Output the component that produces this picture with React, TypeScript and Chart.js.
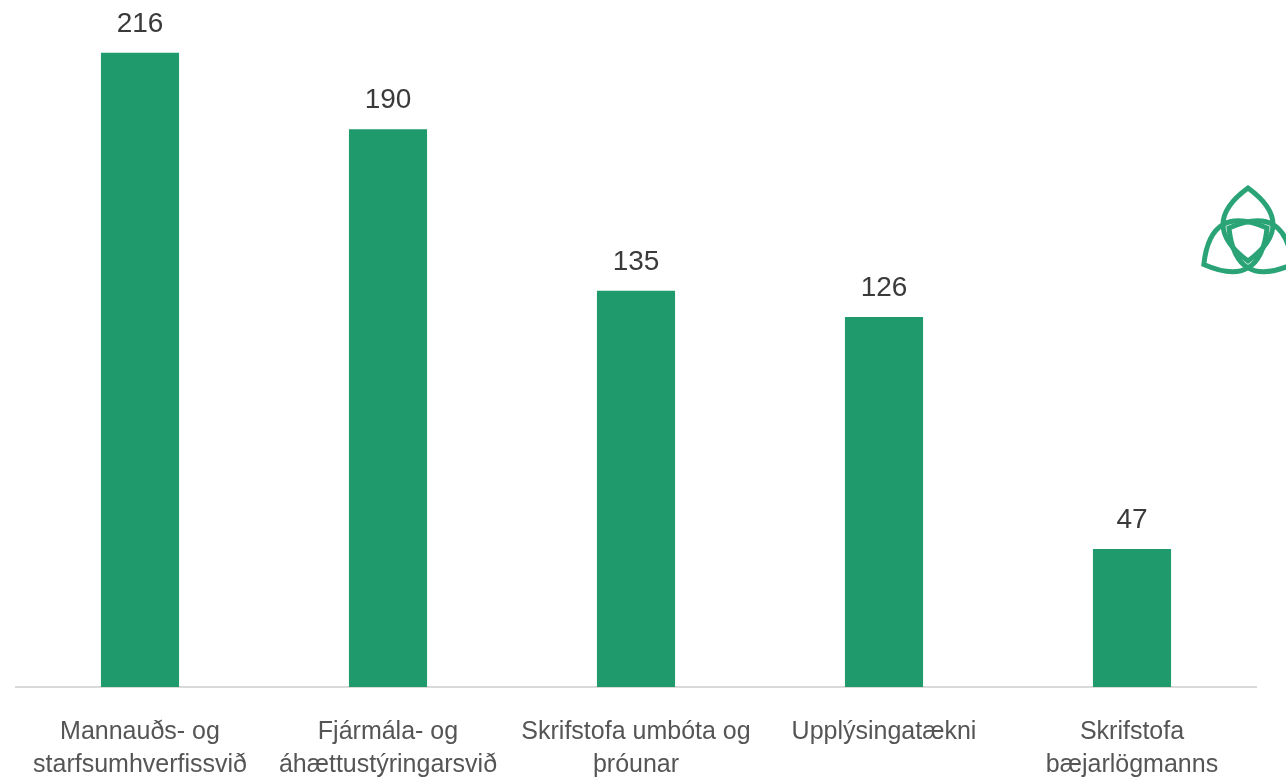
import React, { useEffect, useRef } from "react";
import { Chart, registerables } from "chart.js";

Chart.register(...registerables);

const categories: string[][] = [
  ["Mannauðs- og", "starfsumhverfissvið"],
  ["Fjármála- og", "áhættustýringarsvið"],
  ["Skrifstofa umbóta og", "þróunar"],
  ["Upplýsingatækni"],
  ["Skrifstofa", "bæjarlögmanns"],
];
const values: number[] = [216, 190, 135, 126, 47];

const BAR_COLOR = "#1f9a6c";
const LOGO_COLOR = "#2aa477";
const FONT = "'Liberation Sans', Arial, sans-serif";

const valueLabelPlugin = {
  id: "valueLabels",
  afterDatasetsDraw(chart: any) {
    const ctx = chart.ctx;
    const meta = chart.getDatasetMeta(0);
    ctx.save();
    ctx.font = `28px ${FONT}`;
    ctx.fillStyle = "#3a3a3a";
    ctx.textAlign = "center";
    ctx.textBaseline = "alphabetic";
    meta.data.forEach((bar: any, i: number) => {
      ctx.fillText(String(values[i]), bar.x, bar.y - 21);
    });
    ctx.restore();
  },
};

const logoPlugin = {
  id: "logo",
  afterDraw(chart: any) {
    const ctx = chart.ctx;
    const cx = 1248;
    const cy = 239;
    const L = 51;
    const back = 22;
    const hw = 25;
    ctx.save();
    ctx.lineWidth = 5;
    ctx.strokeStyle = LOGO_COLOR;
    ctx.lineJoin = "miter";
    [-90, 30, 150].forEach((deg) => {
      const a = (deg * Math.PI) / 180;
      const dx = Math.cos(a);
      const dy = Math.sin(a);
      const nx = -dy;
      const ny = dx;
      const p0x = cx - dx * back;
      const p0y = cy - dy * back;
      const p1x = cx + dx * L;
      const p1y = cy + dy * L;
      const mx = (p0x + p1x) / 2;
      const my = (p0y + p1y) / 2;
      ctx.beginPath();
      ctx.moveTo(p0x, p0y);
      ctx.quadraticCurveTo(mx + nx * hw * 2, my + ny * hw * 2, p1x, p1y);
      ctx.quadraticCurveTo(mx - nx * hw * 2, my - ny * hw * 2, p0x, p0y);
      ctx.closePath();
      ctx.stroke();
    });
    ctx.restore();
  },
};

export default function App() {
  const canvasRef = useRef<HTMLCanvasElement | null>(null);

  useEffect(() => {
    if (!canvasRef.current) return;
    const chart = new Chart(canvasRef.current, {
      type: "bar",
      data: {
        labels: categories,
        datasets: [
          {
            data: values,
            backgroundColor: BAR_COLOR,
            borderWidth: 0,
            barPercentage: 0.315,
            categoryPercentage: 1,
          },
        ],
      },
      options: {
        responsive: false,
        animation: false,
        devicePixelRatio: 1,
        layout: { padding: { left: 16, right: 30, top: 0, bottom: 0 } },
        plugins: {
          legend: { display: false },
          tooltip: { enabled: false },
        },
        scales: {
          x: {
            grid: { display: false },
            border: { display: true, color: "#d9d9d9", width: 2 },
            ticks: {
              color: "#555555",
              font: { family: FONT, size: 25, lineHeight: 1.32 },
              padding: 21,
              maxRotation: 0,
              autoSkip: false,
            },
            afterFit: (axis: any) => {
              axis.height = 93;
            },
          },
          y: {
            display: false,
            min: 0,
            max: 234,
          },
        },
      },
      plugins: [valueLabelPlugin, logoPlugin],
    });
    return () => chart.destroy();
  }, []);

  return (
    <div style={{ position: "absolute", left: 0, top: 0, width: 1286, height: 780, background: "#ffffff" }}>
      <canvas ref={canvasRef} width={1286} height={780} style={{ display: "block" }} />
    </div>
  );
}
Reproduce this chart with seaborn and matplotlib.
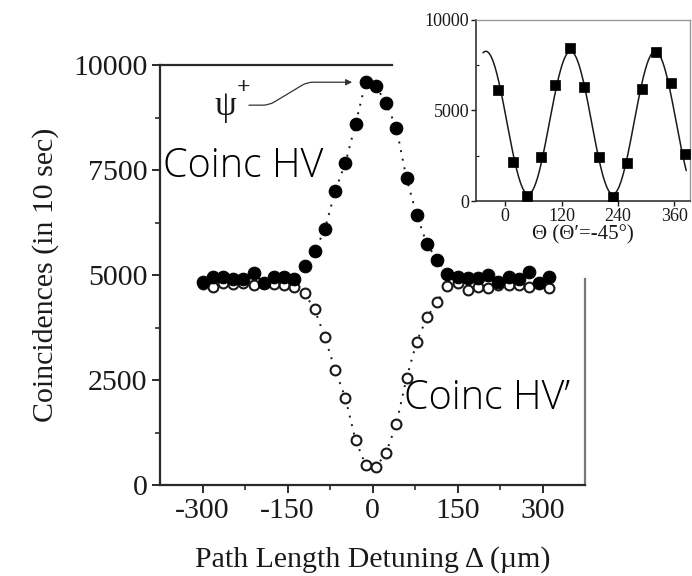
import numpy as np
import pandas as pd
import matplotlib
matplotlib.use("Agg")
import matplotlib.pyplot as plt
import seaborn as sns

# ---------------- data ----------------
detuning_um = [-300, -282, -264, -246, -228, -210, -192, -174, -156, -138,
               -120, -102, -84, -66, -48, -30, -12, 6, 24, 42, 60, 78, 96, 114,
               132, 150, 168, 186, 204, 222, 240, 258, 276, 294, 312]
coinc_hv = [4840, 4960, 4960, 4900, 4900, 5040, 4800, 4960, 4960, 4900,
            5210, 5570, 6090, 7000, 7660, 8590, 9600, 9500, 9085, 8510, 7300, 6430, 5740, 5360,
            5020, 4960, 4920, 4920, 5000, 4840, 4960, 4900, 5080, 4800, 4960]
coinc_hv_prime = [4780, 4720, 4800, 4780, 4800, 4760, 4800, 4780, 4760, 4720,
                  4560, 4180, 3515, 2740, 2080, 1070, 475, 420, 770, 1450, 2540, 3410, 3990, 4360,
                  4740, 4800, 4640, 4720, 4680, 4760, 4760, 4760, 4720, 4800, 4680]

inset_theta = [-15, 16, 46, 77, 107, 138, 168, 199, 229, 260, 290, 321, 352, 383]
inset_counts = [6130, 2150, 280, 2430, 6400, 8450, 6300, 2430, 220, 2100, 6190, 8230, 6520, 2600]

x_ticks = [-300, -150, 0, 150, 300]
x_ticklabels = ["-300", "-150", "0", "150", "300"]
y_ticks = [0, 2500, 5000, 7500, 10000]
y_ticklabels = ["0", "2500", "5000", "7500", "10000"]
inset_xticks = [0, 120, 240, 360]
inset_xticklabels = ["0", "120", "240", "360"]
inset_yticks = [0, 5000, 10000]
inset_yticklabels = ["0", "5000", "10000"]

# ---------------- style ----------------
sns.set_theme(style="ticks")
plt.rcParams["font.family"] = ["Liberation Serif", "DejaVu Serif"]
INK = "#1a1a1a"
SANS = ["Open Sans", "Noto Sans", "DejaVu Sans"]

df = pd.DataFrame({"x": detuning_um, "hv": coinc_hv, "hvp": coinc_hv_prime})
dfi = pd.DataFrame({"theta": inset_theta, "counts": inset_counts})

fig = plt.figure(figsize=(6.92, 5.76), dpi=100)
W, H = 692, 576
ax = fig.add_axes([160 / W, (H - 485) / H, 425 / W, 420 / H])

# dotted guide lines through the points
sns.lineplot(data=df, x="x", y="hvp", ax=ax, color=INK, lw=1.4,
             dashes=False, linestyle=(0, (1, 3.5)), estimator=None, zorder=2)
sns.lineplot(data=df, x="x", y="hv", ax=ax, color=INK, lw=1.4,
             dashes=False, linestyle=(0, (1, 3.5)), estimator=None, zorder=2)
# open circles (HV') then filled circles (HV)
sns.scatterplot(data=df, x="x", y="hvp", ax=ax, marker="o", s=50,
                facecolor="white", edgecolor=INK, linewidth=1.5, zorder=3)
sns.scatterplot(data=df, x="x", y="hv", ax=ax, marker="o", s=82,
                color="black", edgecolor="black", linewidth=0.8, zorder=4)

ax.set_xlim(-375, 375)
ax.set_ylim(0, 10000)
ax.set_xticks(x_ticks)
ax.set_xticklabels(x_ticklabels)
ax.set_yticks(y_ticks)
ax.set_yticklabels(y_ticklabels)
ax.set_xticks([-225, -75, 75, 225], minor=True)
ax.set_yticks([1250, 3750, 6250, 8750], minor=True)
ax.tick_params(which="major", direction="out", length=6, width=1.3,
               labelsize=21.5, pad=3, colors=INK)
ax.tick_params(which="minor", direction="out", length=3.5, width=1.1, colors=INK)
ax.set_xlabel("Path Length Detuning Δ (µm)", fontsize=21.5, color=INK, labelpad=16)
ax.set_ylabel("Coincidences (in 10 sec)", fontsize=21.5, color=INK, labelpad=10)

for side in ["left", "bottom", "top", "right"]:
    ax.spines[side].set_visible(True)
    ax.spines[side].set_linewidth(1.6)
    ax.spines[side].set_color("#2a2a2a")
ax.spines["right"].set_color("#777777")
ax.spines["top"].set_bounds(-375, 35)
ax.spines["right"].set_bounds(0, 4900)

# annotations
ax.text(-370, 7338, "Coinc HV", fontsize=28.5, family=SANS, fontweight="light",
        color="black", va="baseline", ha="left", zorder=6)
ax.text(56, 1800, "Coinc HV\u2019", fontsize=28.5, family=SANS, fontweight="light",
        color="black", va="baseline", ha="left", zorder=6)
ax.text(-278, 8820, "ψ", fontsize=25, color=INK, va="baseline", ha="left", zorder=6)
ax.text(-240, 9330, "+", fontsize=17, fontweight="bold", color=INK,
        va="baseline", ha="left", zorder=6)
ax.annotate("", xy=(-36, 9590), xytext=(-218, 9044),
            arrowprops=dict(arrowstyle="-|>", color="#333333", lw=0.9,
                            mutation_scale=9, shrinkA=0, shrinkB=0,
                            connectionstyle="arc,angleA=0,armA=20,angleB=180,armB=45,rad=6"),
            zorder=6)

# ---------------- inset ----------------
axi = fig.add_axes([476 / W, (H - 201) / H, 214 / W, 181 / H])
# least-squares cos(2θ) fit through the inset points
th = np.radians(np.array(inset_theta, dtype=float))
A = np.column_stack([np.ones_like(th), np.cos(2 * th), np.sin(2 * th)])
coef, *_ = np.linalg.lstsq(A, np.array(inset_counts, dtype=float), rcond=None)
tfit = np.linspace(-47, 385, 400)
tr = np.radians(tfit)
fit_df = pd.DataFrame({"theta": tfit,
                       "counts": coef[0] + coef[1] * np.cos(2 * tr) + coef[2] * np.sin(2 * tr)})
sns.lineplot(data=fit_df, x="theta", y="counts", ax=axi, color=INK, lw=1.1,
             estimator=None, zorder=2)
sns.scatterplot(data=dfi, x="theta", y="counts", ax=axi, marker="s", s=42,
                color="black", edgecolor="black", linewidth=0.5, zorder=3)
axi.set_xlim(-62, 393)
axi.set_ylim(0, 10000)
axi.set_xticks(inset_xticks)
axi.set_xticklabels(inset_xticklabels)
axi.set_yticks(inset_yticks)
axi.set_yticklabels(inset_yticklabels)
axi.set_yticks([2500, 7500], minor=True)
axi.tick_params(which="major", direction="out", length=3.5, width=1.0,
                labelsize=13, pad=1.5, colors=INK)
axi.tick_params(which="minor", direction="in", length=2.5, width=0.8, colors=INK)
axi.set_xlabel("Θ (Θ\u2032=-45°)", fontsize=15, color=INK, labelpad=0)
axi.set_ylabel("")
for side in ["left", "bottom"]:
    axi.spines[side].set_linewidth(1.2)
    axi.spines[side].set_color("#333333")
for side in ["top", "right"]:
    axi.spines[side].set_visible(True)
    axi.spines[side].set_linewidth(1.0)
    axi.spines[side].set_color("#9a9a9a")

fig.savefig("out.png", dpi=100, facecolor="white")
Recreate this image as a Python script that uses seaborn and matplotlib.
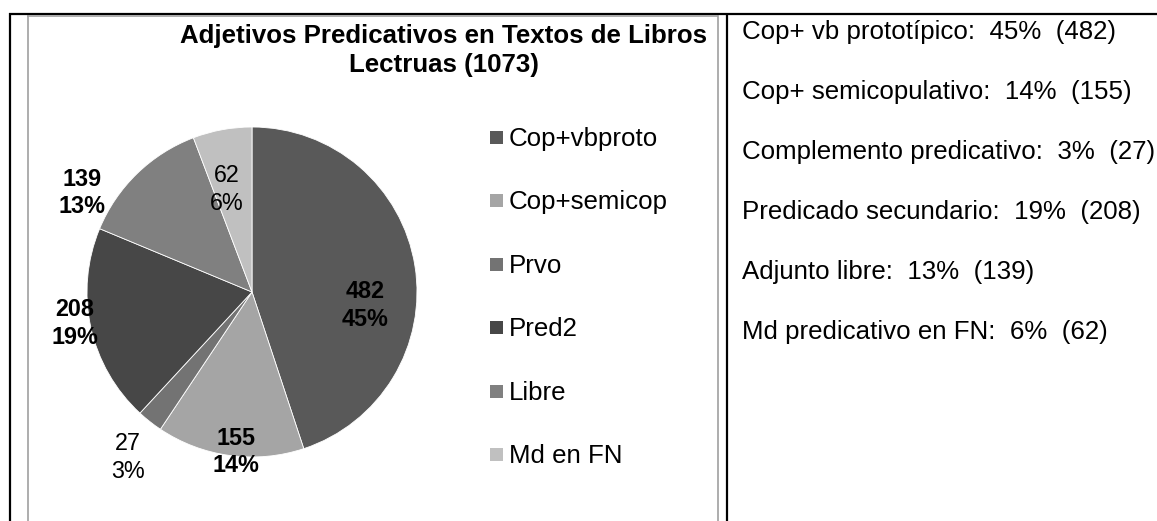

> _Problem details_: Output exactly the span of lines from the top of the listing through the line holding "const canvasRef = useRef<HTMLCanvasElement", and leave every picture out.

> _Answer to the exercise_:
Output the component that produces this picture with React, TypeScript and Chart.js.
import React, { useEffect, useRef } from "react";
import { Chart, registerables } from "chart.js";

Chart.register(...registerables);

const categories: string[][] = [
  ["Mannauðs- og", "starfsumhverfissvið"],
  ["Fjármála- og", "áhættustýringarsvið"],
  ["Skrifstofa umbóta og", "þróunar"],
  ["Upplýsingatækni"],
  ["Skrifstofa", "bæjarlögmanns"],
];
const values: number[] = [216, 190, 135, 126, 47];

const BAR_COLOR = "#1f9a6c";
const LOGO_COLOR = "#2aa477";
const FONT = "'Liberation Sans', Arial, sans-serif";

const valueLabelPlugin = {
  id: "valueLabels",
  afterDatasetsDraw(chart: any) {
    const ctx = chart.ctx;
    const meta = chart.getDatasetMeta(0);
    ctx.save();
    ctx.font = `28px ${FONT}`;
    ctx.fillStyle = "#3a3a3a";
    ctx.textAlign = "center";
    ctx.textBaseline = "alphabetic";
    meta.data.forEach((bar: any, i: number) => {
      ctx.fillText(String(values[i]), bar.x, bar.y - 21);
    });
    ctx.restore();
  },
};

const logoPlugin = {
  id: "logo",
  afterDraw(chart: any) {
    const ctx = chart.ctx;
    const cx = 1248;
    const cy = 239;
    const L = 51;
    const back = 22;
    const hw = 25;
    ctx.save();
    ctx.lineWidth = 5;
    ctx.strokeStyle = LOGO_COLOR;
    ctx.lineJoin = "miter";
    [-90, 30, 150].forEach((deg) => {
      const a = (deg * Math.PI) / 180;
      const dx = Math.cos(a);
      const dy = Math.sin(a);
      const nx = -dy;
      const ny = dx;
      const p0x = cx - dx * back;
      const p0y = cy - dy * back;
      const p1x = cx + dx * L;
      const p1y = cy + dy * L;
      const mx = (p0x + p1x) / 2;
      const my = (p0y + p1y) / 2;
      ctx.beginPath();
      ctx.moveTo(p0x, p0y);
      ctx.quadraticCurveTo(mx + nx * hw * 2, my + ny * hw * 2, p1x, p1y);
      ctx.quadraticCurveTo(mx - nx * hw * 2, my - ny * hw * 2, p0x, p0y);
      ctx.closePath();
      ctx.stroke();
    });
    ctx.restore();
  },
};

export default function App() {
  const canvasRef = useRef<HTMLCanvasElement | null>(null);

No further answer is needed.